### Required work
Return precisely the span of lines from the top of the material below to the line containing "text height=12pt, text", both included. Pictures are excluded.

### Available data

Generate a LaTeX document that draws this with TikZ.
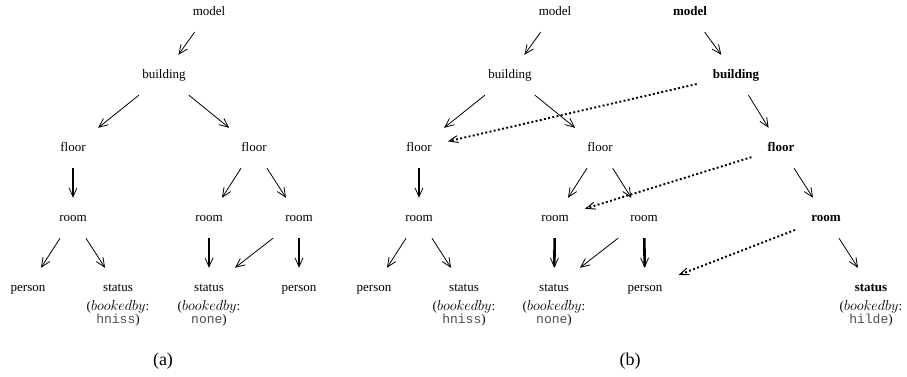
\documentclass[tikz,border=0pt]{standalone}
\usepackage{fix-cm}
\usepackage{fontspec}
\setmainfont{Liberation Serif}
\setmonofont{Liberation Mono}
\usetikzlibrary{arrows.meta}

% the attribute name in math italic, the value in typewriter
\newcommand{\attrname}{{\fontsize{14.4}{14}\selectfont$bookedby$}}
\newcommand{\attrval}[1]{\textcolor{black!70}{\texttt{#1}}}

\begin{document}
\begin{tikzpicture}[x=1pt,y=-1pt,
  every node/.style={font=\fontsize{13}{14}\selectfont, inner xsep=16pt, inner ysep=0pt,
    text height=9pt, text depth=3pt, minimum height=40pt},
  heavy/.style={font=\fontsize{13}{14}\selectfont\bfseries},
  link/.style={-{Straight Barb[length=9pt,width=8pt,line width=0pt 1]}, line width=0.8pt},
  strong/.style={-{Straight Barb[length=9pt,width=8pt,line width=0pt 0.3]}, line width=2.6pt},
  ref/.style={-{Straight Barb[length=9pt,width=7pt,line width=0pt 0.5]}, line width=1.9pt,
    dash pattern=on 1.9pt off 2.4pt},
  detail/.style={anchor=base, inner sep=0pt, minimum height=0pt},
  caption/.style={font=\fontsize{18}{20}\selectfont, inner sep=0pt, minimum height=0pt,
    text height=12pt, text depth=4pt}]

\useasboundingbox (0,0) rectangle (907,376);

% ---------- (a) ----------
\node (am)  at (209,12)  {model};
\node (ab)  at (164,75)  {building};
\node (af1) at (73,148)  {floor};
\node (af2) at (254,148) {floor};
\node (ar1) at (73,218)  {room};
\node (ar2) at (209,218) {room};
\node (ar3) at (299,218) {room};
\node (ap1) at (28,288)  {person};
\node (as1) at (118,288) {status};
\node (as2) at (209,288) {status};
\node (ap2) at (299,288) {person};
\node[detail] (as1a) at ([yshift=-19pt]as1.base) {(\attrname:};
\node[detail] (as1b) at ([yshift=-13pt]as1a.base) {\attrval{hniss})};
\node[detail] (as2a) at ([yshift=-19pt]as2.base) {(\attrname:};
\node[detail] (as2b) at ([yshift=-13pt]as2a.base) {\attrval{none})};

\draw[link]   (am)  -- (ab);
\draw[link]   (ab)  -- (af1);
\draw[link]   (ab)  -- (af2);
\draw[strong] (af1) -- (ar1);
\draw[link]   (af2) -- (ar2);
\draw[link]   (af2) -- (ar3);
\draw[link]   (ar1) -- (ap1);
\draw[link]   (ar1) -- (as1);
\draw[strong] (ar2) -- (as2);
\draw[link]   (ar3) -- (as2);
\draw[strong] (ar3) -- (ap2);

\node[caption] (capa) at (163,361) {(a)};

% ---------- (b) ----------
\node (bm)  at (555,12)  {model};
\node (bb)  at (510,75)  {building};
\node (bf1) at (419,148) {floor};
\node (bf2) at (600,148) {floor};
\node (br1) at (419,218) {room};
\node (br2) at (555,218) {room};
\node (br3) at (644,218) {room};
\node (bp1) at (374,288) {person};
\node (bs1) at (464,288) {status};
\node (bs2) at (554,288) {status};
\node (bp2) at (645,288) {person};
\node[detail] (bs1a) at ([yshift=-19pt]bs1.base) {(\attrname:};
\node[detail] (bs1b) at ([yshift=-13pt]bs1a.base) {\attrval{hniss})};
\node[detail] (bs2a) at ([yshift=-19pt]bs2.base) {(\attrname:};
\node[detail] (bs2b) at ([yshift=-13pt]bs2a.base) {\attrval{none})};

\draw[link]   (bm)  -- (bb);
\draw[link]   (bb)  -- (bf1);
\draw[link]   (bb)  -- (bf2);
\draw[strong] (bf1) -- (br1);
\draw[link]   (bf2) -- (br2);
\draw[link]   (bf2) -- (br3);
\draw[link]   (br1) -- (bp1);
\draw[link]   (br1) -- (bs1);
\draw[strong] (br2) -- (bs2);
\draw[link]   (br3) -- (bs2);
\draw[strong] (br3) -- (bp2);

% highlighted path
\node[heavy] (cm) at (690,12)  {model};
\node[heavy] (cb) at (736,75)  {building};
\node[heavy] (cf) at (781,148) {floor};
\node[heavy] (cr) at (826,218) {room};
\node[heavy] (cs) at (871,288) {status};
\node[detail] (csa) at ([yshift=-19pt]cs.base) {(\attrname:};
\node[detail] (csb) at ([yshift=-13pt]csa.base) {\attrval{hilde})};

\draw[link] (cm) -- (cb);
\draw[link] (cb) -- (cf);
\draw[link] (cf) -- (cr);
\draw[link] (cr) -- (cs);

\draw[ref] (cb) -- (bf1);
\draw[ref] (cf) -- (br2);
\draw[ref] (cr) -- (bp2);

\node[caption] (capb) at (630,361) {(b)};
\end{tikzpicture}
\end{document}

### Task result
Generate a LaTeX document that draws this with TikZ.
\documentclass[tikz,border=0pt]{standalone}
\usepackage{fix-cm}
\usepackage{fontspec}
\setmainfont{Liberation Serif}
\setmonofont{Liberation Mono}
\usetikzlibrary{arrows.meta}

% the attribute name in math italic, the value in typewriter
\newcommand{\attrname}{{\fontsize{14.4}{14}\selectfont$bookedby$}}
\newcommand{\attrval}[1]{\textcolor{black!70}{\texttt{#1}}}

\begin{document}
\begin{tikzpicture}[x=1pt,y=-1pt,
  every node/.style={font=\fontsize{13}{14}\selectfont, inner xsep=16pt, inner ysep=0pt,
    text height=9pt, text depth=3pt, minimum height=40pt},
  heavy/.style={font=\fontsize{13}{14}\selectfont\bfseries},
  link/.style={-{Straight Barb[length=9pt,width=8pt,line width=0pt 1]}, line width=0.8pt},
  strong/.style={-{Straight Barb[length=9pt,width=8pt,line width=0pt 0.3]}, line width=2.6pt},
  ref/.style={-{Straight Barb[length=9pt,width=7pt,line width=0pt 0.5]}, line width=1.9pt,
    dash pattern=on 1.9pt off 2.4pt},
  detail/.style={anchor=base, inner sep=0pt, minimum height=0pt},
  caption/.style={font=\fontsize{18}{20}\selectfont, inner sep=0pt, minimum height=0pt,
    text height=12pt, text depth=4pt}]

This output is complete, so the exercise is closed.